On Lido, when users stake their cryptocurrencies, they receive stETH tokens (for Ethereum staking) in exchange, which represent their staked stake plus accumulated rewards. These stETH tokens can be traded, sold or used in various decentralised finance (DeFi) applications, offering users immediate liquidity for their staked assets.
Benefits and risks
One of the main benefits of Lido is that it democratises access to staking. Users do not need to own a large amount of cryptocurrencies to participate, which lowers the entry threshold for small investors. Traditional staking involves tying up 32 ethers, or €70,000 at the current rate.
However, like any innovation in the crypto space, Lido is not without its risks. The main challenge relates to its weight in overall Ethereum staking: the protocol currently attracts just under 33% of staked ethers. And of all the players in Ethereum liquid staking, Lido accounts for 74% of the market. "This is a typical case of a protocol taking over an entire market," points out Laszlo Szabo, CEO of Kiln, which has been selected as Lido's staking provider. For Stanislas Barthélémi, crypto expert at KPMG, "this is the consequence of the design chosen by Ethereum", he believes. "Given that it's much simpler to use Lido than to run your own validation node, it's not surprising that this project is attracting so much capital," he points out. "But I'm not worried as long as its operation remains distributed (35 staking providers around the world work with Lido) and it doesn't hinder the development of competitors," notes Stanislas Barthélémi.

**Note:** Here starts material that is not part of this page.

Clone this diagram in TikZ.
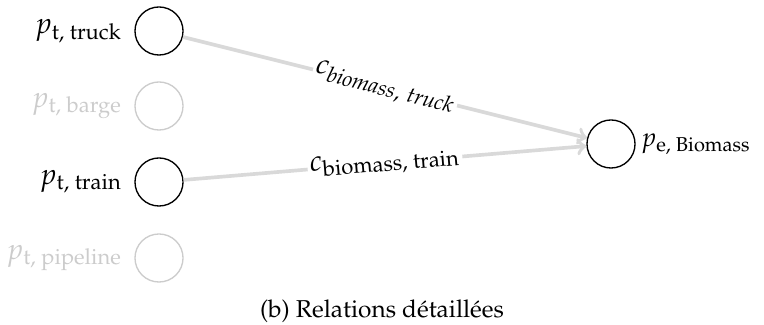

"The solution is not to block projects like Lido," asserts Laszlo Szabo. "I think it's much healthier to favour solid alternatives that have different visions: we may consider that Lido is the most suitable standard for individuals, but Rocket Pool or others may be more effective in ensuring decentralisation," he points out. "For me, decentralisation is not just about the decentralisation of a single protocol, but about the multitude of solid technologies that are being developed by serious teams. It may seem counter-intuitive, but the fact that big exchanges like Coinbase or Cryptocom also offer liquid staking also contributes enormously to decentralisation," adds Laszlo Szabo.